5. They undergo radioactive decay. All atoms eventually decay into simpler atoms, and start to emit nuclei. The only problem is we don't know how long it will take a specific atom to decay. But, we can figure out how long it will take half a sample of atoms to decay. That number in years, is called a half-life.
Types of Radioactivity
There was a scientist named Rutherford who did many experiments in radioactivity. He discovered that radiation from radioactive materials could be separated into 3 distinct types by a magnet.
1. a (alpha) particles. These are made of 2 protons and 2 neutrons; this is helium. Alpha particles have 2 positive electrical charges, speeds about 1/10 the speed of light, and masses about four times that of hydrogen. They are deflected only slightly by a magnetic field. Their penetrating power isn't very great. They can be stopped by tinfoil or a piece of paper.

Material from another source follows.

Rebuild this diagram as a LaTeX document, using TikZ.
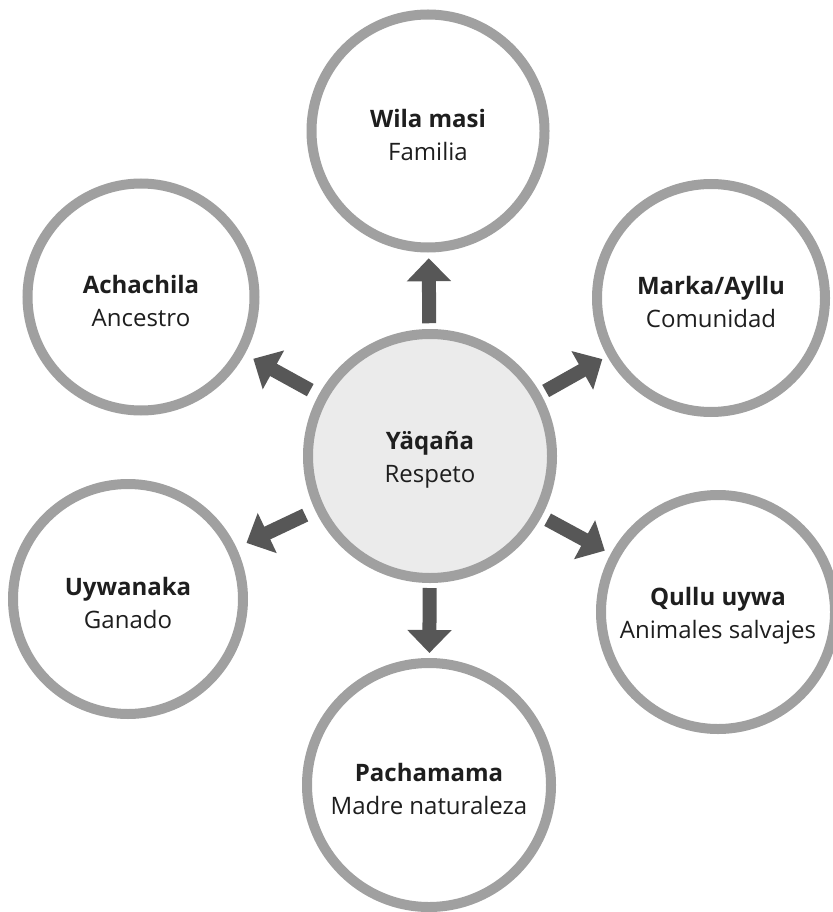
\documentclass[tikz,border=0pt]{standalone}
\usepackage{fontspec}
\setmainfont{Open Sans}
\usetikzlibrary{arrows.meta,calc}
\definecolor{ring}{HTML}{A0A0A0}
\definecolor{hub}{HTML}{EBEBEB}
\definecolor{arr}{HTML}{575757}
\definecolor{txt}{HTML}{1E1E1E}
\begin{document}
\begin{tikzpicture}[x=1pt,y=-1pt,
  bubble/.style={circle, draw=ring, line width=10pt, fill=white, inner sep=0pt,
    outer sep=5pt},
  hubnode/.style={bubble, fill=hub},
  lbl/.style={align=center, text=txt, inner sep=0pt, yshift=-4pt,
    font=\fontsize{24}{33}\selectfont},
  bigarrow/.style={draw=arr, line width=14pt, -{Triangle[width=43pt,length=23pt]}}
]
\useasboundingbox (0,0) rectangle (832,912);
\node[hubnode, minimum size=244pt] (c) at (430,456) {};
\node[bubble, minimum size=233pt] (w) at (428,131) {};
\node[bubble, minimum size=227pt] (a) at (141,297) {};
\node[bubble, minimum size=228pt] (m) at (711,298) {};
\node[bubble, minimum size=230pt] (u) at (128,599) {};
\node[bubble, minimum size=234pt] (q) at (718,612) {};
\node[bubble, minimum size=244pt] (p) at (429,785) {};
\node[lbl] (ct) at (c) {\textbf{Yäqaña}\\Respeto};
\node[lbl] (wt) at (w) {\textbf{Wila masi}\\Familia};
\node[lbl] (at) at (a) {\textbf{Achachila}\\Ancestro};
\node[lbl] (mt) at (m) {\textbf{Marka/Ayllu}\\Comunidad};
\node[lbl] (ut) at (u) {\textbf{Uywanaka}\\Ganado};
\node[lbl] (qt) at (q) {\textbf{Qullu uywa}\\Animales salvajes};
\node[lbl] (pt) at (p) {\textbf{Pachamama}\\Madre naturaleza};
\foreach \t in {w,a,m,u,q,p}{
  \path (c) -- coordinate[pos=0.5] (mid\t) (\t);
  \draw[bigarrow] ($(mid\t)!32.5pt!(c)$) -- ($(mid\t)!32.5pt!(\t)$);
}
\end{tikzpicture}
\end{document}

2. b (beta) particles. These guys are electrons. They have single negative charges and may travel at nearly the speed of light. Their mass is only a small part of an alpha particle. Even though they have half as much charge, they are deflected quite a bit by a magnetic field and in the opposite direction. The high speed of the beta particle makes it much more penetrating than the alpha.
3. g (gamma) particles. These bad boys are high energy photons. They are the same kind of radiation as visible light, but of a much shorter wavelegnth and higher frequency. Gamma rays are produced by energy fluctuations in the nucleus that don't change the nuclide. They are the most penetrating radiation given off by radioactive elements. They are not electrically charged and aren't deflected by a magnetic field.
Fission occurs when you ram a neutron into a heavy nucleus. You end up with a neuron and two not-so-heavy nuclei. When this happens a large amount of energy is given up. The machines used to do this are called particle accelerators. What a particle accelerator does, is speed up the neutron then propel it into the other atom. They can be in the form of a straight line or a circle. Linear accelerators are built in a line. Cyclotrons and synchrotrons are circular in shape.
Now with fusion, the opposite happens. You have two light particles, meld them together, and end up with one heavy particles, along with a lot of energy. Because you can only do this under extreme temperatures, the process is also called a thermonuclear reaction.
This type of energy is the kind used in thermonuclear bombs, sometimes called a hydrogen bomb. The formation of alpha particles and tremendous amounts of energy from a compound of lithium and deuterium, is one possible reaction in a hydrogen bomb. This reaction is started by subjecting the compound to extremely high temperature and pressure and using a fission reactor as a detonator.